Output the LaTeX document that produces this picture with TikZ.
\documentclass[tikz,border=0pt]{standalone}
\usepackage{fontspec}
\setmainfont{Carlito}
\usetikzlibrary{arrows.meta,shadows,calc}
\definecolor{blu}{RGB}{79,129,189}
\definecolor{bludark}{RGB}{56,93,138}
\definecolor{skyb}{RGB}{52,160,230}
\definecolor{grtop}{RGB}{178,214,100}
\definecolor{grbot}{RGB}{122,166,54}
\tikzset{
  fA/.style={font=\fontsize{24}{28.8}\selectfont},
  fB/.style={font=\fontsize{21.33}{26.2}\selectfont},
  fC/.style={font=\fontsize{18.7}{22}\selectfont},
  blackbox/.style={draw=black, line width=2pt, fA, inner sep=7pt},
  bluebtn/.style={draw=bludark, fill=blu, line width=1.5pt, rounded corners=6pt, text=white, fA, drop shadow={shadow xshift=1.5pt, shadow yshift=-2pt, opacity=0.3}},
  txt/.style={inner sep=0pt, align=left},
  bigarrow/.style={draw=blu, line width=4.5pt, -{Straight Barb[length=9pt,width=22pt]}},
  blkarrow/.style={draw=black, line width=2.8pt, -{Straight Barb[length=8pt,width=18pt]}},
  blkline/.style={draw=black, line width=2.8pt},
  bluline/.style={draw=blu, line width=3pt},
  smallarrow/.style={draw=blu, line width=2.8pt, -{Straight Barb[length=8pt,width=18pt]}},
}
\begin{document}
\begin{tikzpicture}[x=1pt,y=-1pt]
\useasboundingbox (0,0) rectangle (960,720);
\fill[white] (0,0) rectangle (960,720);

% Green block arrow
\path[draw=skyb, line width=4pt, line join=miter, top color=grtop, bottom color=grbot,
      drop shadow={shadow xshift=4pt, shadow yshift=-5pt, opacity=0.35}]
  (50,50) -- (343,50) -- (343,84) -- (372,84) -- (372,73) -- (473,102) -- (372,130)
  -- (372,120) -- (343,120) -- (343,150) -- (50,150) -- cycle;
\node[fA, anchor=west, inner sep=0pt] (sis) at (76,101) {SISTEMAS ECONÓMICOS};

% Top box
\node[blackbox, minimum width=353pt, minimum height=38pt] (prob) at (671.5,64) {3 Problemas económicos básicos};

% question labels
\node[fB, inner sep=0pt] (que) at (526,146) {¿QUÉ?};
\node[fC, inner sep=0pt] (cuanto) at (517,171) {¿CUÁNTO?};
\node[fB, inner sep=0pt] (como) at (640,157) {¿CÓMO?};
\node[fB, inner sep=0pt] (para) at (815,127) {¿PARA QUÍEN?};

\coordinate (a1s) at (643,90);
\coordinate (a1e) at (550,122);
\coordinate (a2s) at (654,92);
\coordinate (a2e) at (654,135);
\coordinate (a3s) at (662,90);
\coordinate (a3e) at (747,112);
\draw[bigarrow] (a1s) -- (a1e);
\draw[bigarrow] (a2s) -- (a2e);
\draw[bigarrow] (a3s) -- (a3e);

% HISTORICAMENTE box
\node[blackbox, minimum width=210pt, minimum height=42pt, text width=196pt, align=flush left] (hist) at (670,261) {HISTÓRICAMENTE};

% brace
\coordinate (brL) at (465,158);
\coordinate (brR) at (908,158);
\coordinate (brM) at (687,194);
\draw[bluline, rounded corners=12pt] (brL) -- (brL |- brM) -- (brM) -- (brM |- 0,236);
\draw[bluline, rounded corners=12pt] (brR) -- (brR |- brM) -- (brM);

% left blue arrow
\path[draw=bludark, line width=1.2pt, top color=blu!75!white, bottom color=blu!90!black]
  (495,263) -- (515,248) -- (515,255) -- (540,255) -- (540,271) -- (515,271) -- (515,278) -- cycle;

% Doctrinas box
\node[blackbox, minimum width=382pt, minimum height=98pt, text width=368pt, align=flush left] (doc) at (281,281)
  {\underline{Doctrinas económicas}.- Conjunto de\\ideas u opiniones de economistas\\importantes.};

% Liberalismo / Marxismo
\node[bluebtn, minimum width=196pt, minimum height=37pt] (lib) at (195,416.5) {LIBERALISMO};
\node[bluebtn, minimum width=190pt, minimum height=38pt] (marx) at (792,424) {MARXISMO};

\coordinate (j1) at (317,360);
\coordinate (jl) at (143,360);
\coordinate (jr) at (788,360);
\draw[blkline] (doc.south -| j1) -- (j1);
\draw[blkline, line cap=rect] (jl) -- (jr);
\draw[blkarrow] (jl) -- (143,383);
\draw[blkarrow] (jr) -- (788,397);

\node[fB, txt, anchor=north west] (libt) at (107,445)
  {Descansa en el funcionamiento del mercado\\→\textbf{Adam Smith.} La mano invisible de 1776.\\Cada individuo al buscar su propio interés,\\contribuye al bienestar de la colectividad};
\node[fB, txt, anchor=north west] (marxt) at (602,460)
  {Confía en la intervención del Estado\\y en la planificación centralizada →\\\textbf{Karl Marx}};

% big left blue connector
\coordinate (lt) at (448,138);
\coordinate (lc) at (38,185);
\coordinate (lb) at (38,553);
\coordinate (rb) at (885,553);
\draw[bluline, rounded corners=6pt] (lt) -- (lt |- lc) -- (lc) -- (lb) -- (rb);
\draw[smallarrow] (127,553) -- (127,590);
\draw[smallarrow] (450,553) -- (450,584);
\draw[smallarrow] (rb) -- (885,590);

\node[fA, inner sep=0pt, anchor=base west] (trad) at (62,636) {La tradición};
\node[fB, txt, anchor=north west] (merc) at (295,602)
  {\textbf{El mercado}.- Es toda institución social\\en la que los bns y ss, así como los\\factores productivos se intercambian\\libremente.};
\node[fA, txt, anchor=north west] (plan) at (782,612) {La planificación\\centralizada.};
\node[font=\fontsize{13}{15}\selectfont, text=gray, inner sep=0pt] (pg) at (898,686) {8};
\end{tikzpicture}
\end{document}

==

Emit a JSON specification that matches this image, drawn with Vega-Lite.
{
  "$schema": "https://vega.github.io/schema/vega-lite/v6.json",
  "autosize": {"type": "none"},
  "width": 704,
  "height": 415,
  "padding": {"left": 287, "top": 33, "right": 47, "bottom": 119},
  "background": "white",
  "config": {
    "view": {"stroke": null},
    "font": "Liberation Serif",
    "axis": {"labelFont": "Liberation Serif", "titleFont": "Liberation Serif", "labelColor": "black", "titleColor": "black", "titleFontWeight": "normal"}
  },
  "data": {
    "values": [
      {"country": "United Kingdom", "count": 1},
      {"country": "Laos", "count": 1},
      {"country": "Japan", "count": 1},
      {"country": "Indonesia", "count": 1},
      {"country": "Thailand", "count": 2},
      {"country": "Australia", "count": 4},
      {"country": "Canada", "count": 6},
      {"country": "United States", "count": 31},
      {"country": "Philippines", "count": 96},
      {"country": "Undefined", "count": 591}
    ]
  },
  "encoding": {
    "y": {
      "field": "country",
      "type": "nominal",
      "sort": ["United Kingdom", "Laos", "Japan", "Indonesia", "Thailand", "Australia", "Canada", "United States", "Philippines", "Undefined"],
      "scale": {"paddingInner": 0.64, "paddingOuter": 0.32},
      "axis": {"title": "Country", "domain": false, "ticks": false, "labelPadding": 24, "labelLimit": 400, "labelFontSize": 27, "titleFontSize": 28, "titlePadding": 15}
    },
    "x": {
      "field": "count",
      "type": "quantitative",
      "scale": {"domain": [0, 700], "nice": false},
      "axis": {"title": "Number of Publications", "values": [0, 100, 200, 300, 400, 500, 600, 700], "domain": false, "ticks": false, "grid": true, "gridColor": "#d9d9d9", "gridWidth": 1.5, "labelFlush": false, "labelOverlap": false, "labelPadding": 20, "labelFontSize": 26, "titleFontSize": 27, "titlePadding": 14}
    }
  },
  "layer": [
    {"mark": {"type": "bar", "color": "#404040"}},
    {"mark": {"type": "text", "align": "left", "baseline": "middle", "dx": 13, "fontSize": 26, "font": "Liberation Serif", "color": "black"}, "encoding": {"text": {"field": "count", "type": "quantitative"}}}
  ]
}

* What you are asked to do: Identify each line containing the string "with" and copy it out.

* Solution below:
Output the LaTeX document that produces this picture with TikZ.
Emit a JSON specification that matches this image, drawn with Vega-Lite.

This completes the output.